Failure to Prepare Supplemental EIS
SEQRA requires a supplemental EIS whenever there are significant adverse environmental impacts not addressed or inadequately addressed in the EIS that arise from changes proposed for the project, newly discovered information, or a change in circumstances related to the project. 6 N.Y.C.R.R. § 617.9(a)(7)(i).
All of these situations are present here. The attempt to institute condemnation without the essential approvals for the Van Wyck ramps is a change to the project, and a change in circumstances; the inability to obtain the essential approvals by now, despite the City’s promises that they would be in hand, is newly discovered information. A supplemental EIS is required.
The need for a supplemental EIS is especially compelling where, as here, there have been substantial unexplained discrepancies between the City’s two prior studies of the traffic implications of the ramps -- the FGEIS and the AMR -- and the public should have a full opportunity to comment.

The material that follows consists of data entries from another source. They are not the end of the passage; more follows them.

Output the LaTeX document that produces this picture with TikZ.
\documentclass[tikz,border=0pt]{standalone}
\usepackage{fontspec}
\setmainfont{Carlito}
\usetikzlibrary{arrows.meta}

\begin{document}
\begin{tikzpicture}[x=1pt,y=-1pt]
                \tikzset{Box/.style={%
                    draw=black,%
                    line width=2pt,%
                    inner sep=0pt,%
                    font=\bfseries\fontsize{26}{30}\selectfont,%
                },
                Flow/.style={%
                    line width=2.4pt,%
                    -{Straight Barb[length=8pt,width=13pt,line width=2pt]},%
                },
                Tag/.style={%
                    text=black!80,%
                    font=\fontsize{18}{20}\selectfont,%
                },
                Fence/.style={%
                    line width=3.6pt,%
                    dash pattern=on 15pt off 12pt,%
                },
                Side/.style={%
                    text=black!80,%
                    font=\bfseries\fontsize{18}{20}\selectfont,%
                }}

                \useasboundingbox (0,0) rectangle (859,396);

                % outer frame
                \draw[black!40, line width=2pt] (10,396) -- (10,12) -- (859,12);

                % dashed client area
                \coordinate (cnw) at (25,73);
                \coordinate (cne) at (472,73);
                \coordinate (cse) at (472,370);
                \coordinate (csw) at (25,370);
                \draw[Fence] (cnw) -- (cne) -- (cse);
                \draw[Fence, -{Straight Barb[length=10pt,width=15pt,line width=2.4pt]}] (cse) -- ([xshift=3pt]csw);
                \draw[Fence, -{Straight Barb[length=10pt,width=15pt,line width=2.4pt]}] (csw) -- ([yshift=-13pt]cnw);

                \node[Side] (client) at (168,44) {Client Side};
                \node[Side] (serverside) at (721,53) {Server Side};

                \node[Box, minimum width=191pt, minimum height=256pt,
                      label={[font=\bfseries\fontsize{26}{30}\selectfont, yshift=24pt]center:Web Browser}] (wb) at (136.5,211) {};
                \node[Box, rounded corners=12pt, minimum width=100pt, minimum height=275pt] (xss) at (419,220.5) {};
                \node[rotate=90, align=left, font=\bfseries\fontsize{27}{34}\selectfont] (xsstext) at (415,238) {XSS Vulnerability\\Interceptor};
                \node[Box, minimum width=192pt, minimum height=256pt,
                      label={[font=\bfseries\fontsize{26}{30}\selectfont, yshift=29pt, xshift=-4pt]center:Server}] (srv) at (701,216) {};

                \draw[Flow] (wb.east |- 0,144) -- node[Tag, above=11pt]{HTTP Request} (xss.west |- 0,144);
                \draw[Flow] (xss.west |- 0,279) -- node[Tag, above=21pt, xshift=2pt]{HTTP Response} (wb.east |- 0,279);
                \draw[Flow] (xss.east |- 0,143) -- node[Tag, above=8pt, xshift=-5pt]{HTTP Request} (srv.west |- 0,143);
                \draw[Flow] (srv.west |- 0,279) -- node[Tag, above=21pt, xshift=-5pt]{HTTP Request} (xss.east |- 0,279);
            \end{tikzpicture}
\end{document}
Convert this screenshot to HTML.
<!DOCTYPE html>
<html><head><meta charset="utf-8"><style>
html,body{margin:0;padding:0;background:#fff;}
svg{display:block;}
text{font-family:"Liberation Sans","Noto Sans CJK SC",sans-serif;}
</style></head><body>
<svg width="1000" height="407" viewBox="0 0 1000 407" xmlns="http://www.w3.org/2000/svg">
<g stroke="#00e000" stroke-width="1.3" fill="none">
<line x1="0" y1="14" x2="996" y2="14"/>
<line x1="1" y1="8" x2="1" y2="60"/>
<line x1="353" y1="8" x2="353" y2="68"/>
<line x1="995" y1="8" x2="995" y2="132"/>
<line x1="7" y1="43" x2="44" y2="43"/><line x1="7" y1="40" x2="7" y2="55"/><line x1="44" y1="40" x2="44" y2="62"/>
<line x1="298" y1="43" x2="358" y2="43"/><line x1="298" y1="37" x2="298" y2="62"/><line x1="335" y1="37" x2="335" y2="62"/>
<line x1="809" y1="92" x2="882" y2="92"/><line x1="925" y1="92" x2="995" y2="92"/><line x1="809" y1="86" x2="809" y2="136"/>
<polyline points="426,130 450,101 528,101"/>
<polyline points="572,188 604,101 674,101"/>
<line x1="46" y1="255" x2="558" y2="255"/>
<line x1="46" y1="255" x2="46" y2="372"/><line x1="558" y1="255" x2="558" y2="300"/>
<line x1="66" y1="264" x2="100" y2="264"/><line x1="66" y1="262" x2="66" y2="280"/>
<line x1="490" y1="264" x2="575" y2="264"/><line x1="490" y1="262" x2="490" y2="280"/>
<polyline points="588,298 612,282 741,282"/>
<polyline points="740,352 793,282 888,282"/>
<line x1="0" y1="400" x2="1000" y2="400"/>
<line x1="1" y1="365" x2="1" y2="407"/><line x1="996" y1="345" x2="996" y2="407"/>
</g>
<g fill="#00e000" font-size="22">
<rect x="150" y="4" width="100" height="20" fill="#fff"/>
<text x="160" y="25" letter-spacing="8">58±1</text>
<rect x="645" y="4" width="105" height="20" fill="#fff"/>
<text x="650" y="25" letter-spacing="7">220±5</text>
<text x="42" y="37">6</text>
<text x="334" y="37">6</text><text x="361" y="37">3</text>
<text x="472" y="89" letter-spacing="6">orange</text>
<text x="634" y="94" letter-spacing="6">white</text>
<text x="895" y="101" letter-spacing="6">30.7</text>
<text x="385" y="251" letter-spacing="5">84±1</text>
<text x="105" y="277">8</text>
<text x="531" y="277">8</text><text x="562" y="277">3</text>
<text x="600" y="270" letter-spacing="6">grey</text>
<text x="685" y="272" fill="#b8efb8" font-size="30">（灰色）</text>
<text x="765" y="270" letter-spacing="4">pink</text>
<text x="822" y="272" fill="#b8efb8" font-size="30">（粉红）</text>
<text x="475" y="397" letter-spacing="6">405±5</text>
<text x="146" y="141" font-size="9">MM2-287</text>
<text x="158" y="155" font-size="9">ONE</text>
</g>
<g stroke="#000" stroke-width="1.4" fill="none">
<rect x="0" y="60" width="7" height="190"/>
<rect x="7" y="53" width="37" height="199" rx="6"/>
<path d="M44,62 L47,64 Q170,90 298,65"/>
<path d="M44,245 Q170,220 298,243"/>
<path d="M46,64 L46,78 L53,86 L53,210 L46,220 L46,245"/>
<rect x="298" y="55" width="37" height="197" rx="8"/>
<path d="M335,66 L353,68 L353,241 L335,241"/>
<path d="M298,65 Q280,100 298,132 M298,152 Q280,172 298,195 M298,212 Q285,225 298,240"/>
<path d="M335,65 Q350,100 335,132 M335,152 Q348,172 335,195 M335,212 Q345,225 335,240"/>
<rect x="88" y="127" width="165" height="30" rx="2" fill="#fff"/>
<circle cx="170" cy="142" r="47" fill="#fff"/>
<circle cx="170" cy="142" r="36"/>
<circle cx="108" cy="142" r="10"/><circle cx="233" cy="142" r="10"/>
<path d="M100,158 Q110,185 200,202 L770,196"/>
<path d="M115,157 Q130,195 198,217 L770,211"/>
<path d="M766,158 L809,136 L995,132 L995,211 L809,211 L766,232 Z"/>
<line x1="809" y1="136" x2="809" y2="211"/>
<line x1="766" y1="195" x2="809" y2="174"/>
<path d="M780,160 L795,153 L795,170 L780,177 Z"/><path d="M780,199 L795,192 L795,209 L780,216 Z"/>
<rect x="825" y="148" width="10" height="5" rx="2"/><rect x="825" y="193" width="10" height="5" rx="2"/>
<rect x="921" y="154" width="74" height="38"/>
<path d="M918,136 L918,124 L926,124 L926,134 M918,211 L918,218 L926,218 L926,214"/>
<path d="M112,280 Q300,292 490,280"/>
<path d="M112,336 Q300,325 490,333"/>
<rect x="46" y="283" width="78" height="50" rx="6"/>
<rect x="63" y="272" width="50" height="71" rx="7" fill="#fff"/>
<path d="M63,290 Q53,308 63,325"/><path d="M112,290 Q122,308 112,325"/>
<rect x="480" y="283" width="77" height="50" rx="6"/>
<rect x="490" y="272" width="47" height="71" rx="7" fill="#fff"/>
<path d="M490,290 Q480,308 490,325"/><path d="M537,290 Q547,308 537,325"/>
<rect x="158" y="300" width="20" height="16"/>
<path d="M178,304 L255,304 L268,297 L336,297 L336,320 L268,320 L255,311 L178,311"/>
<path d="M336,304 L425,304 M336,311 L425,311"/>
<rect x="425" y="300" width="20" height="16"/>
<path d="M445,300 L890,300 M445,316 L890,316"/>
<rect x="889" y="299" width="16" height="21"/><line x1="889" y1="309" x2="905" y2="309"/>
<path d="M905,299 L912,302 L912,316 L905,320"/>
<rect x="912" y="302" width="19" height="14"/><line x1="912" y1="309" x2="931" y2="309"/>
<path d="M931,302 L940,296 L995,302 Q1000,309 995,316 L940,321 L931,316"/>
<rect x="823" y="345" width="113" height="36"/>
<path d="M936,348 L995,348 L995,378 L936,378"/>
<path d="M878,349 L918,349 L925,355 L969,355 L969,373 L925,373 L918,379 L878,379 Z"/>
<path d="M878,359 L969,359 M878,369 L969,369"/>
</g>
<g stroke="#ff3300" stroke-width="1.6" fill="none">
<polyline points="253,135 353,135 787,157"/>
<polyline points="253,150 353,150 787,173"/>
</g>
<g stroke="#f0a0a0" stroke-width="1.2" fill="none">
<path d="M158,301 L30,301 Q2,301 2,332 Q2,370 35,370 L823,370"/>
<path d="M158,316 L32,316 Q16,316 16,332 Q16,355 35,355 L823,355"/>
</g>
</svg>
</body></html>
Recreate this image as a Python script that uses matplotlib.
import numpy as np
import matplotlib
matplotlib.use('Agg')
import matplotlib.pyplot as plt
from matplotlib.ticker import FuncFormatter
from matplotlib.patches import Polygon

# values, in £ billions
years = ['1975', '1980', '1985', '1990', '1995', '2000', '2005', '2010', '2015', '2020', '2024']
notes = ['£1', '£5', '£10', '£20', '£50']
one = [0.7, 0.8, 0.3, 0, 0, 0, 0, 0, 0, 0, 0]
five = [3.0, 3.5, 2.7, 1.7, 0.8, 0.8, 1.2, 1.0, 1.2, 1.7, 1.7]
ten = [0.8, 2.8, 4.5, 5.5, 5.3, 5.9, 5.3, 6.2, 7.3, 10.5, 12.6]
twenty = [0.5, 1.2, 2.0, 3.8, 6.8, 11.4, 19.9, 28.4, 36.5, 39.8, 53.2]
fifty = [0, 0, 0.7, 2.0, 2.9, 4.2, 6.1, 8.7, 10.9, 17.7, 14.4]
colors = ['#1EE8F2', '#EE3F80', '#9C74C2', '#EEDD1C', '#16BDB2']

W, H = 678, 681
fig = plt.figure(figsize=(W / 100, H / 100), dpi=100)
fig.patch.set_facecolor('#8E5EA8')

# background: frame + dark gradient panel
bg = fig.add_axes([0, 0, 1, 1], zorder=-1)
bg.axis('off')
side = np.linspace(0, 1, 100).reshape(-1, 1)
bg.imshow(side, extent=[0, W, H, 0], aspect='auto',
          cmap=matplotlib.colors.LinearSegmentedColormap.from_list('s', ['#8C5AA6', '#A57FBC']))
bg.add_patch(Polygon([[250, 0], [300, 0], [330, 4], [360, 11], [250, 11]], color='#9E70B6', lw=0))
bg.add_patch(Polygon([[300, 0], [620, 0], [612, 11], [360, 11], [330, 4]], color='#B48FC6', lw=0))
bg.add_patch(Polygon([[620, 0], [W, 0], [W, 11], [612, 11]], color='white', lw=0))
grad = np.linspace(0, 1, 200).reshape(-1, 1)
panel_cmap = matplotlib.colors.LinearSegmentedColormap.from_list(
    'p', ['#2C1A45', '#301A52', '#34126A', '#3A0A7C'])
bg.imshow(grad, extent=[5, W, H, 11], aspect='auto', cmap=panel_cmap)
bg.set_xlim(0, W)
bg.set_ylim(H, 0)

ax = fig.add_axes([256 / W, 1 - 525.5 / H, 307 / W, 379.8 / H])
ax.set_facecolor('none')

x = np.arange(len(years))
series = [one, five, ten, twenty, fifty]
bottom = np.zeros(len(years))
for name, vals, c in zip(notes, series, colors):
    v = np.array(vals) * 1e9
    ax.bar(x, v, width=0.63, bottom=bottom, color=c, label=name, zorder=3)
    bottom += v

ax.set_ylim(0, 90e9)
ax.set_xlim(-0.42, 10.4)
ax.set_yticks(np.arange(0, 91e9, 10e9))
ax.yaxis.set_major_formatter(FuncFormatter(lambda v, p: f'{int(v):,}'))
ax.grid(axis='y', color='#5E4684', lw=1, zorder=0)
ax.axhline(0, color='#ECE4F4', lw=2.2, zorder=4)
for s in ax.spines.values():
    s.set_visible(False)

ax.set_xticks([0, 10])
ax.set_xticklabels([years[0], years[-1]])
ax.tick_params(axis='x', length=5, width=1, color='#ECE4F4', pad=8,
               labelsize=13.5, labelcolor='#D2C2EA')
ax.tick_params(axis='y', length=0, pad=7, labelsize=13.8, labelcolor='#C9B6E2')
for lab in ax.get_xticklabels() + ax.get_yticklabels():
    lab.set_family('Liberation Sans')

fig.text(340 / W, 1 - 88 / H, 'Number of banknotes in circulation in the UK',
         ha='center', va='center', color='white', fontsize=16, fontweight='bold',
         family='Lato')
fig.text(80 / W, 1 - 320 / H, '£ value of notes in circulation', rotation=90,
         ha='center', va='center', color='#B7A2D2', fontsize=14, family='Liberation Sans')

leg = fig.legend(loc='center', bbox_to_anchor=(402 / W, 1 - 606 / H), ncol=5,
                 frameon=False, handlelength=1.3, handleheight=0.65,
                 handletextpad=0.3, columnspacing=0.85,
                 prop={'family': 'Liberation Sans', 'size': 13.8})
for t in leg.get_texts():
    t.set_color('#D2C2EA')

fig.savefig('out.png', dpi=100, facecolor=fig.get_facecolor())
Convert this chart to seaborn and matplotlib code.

That opportunity has not been provided under SEQRA. Making matters worse, TM004 does not provide the information necessary to understand these discrepancies, and the City has failed to fully answer numerous Freedom of Information Law requests aimed at obtaining the documents that would
illuminate this and other questions. This hearing is premature in the absence of full compliance with FOIL.
Further enhancing the need for a supplemental EIS are the admissions in TM004 that many of the significant traffic impacts of the revised project are unmitigatable (Appx. C p. 13), and that there would be numerous significant adverse impacts on the Van Wyck mainline and existing ramps (Appx. D p. 31).
Violations of NEPA
Since the Van Wyck ramps are an essential part of the project, and they require federal approval, the project is subject to NEPA. The City has long acknowledged the applicability of NEPA. See, e.g., TM004 p. 4.
NEPA, like SEQRA, prohibits segmentation. 40 C.F.R. § 1508.25. That prohibition has been violated here.
We will submit more detailed comments during the written comment period.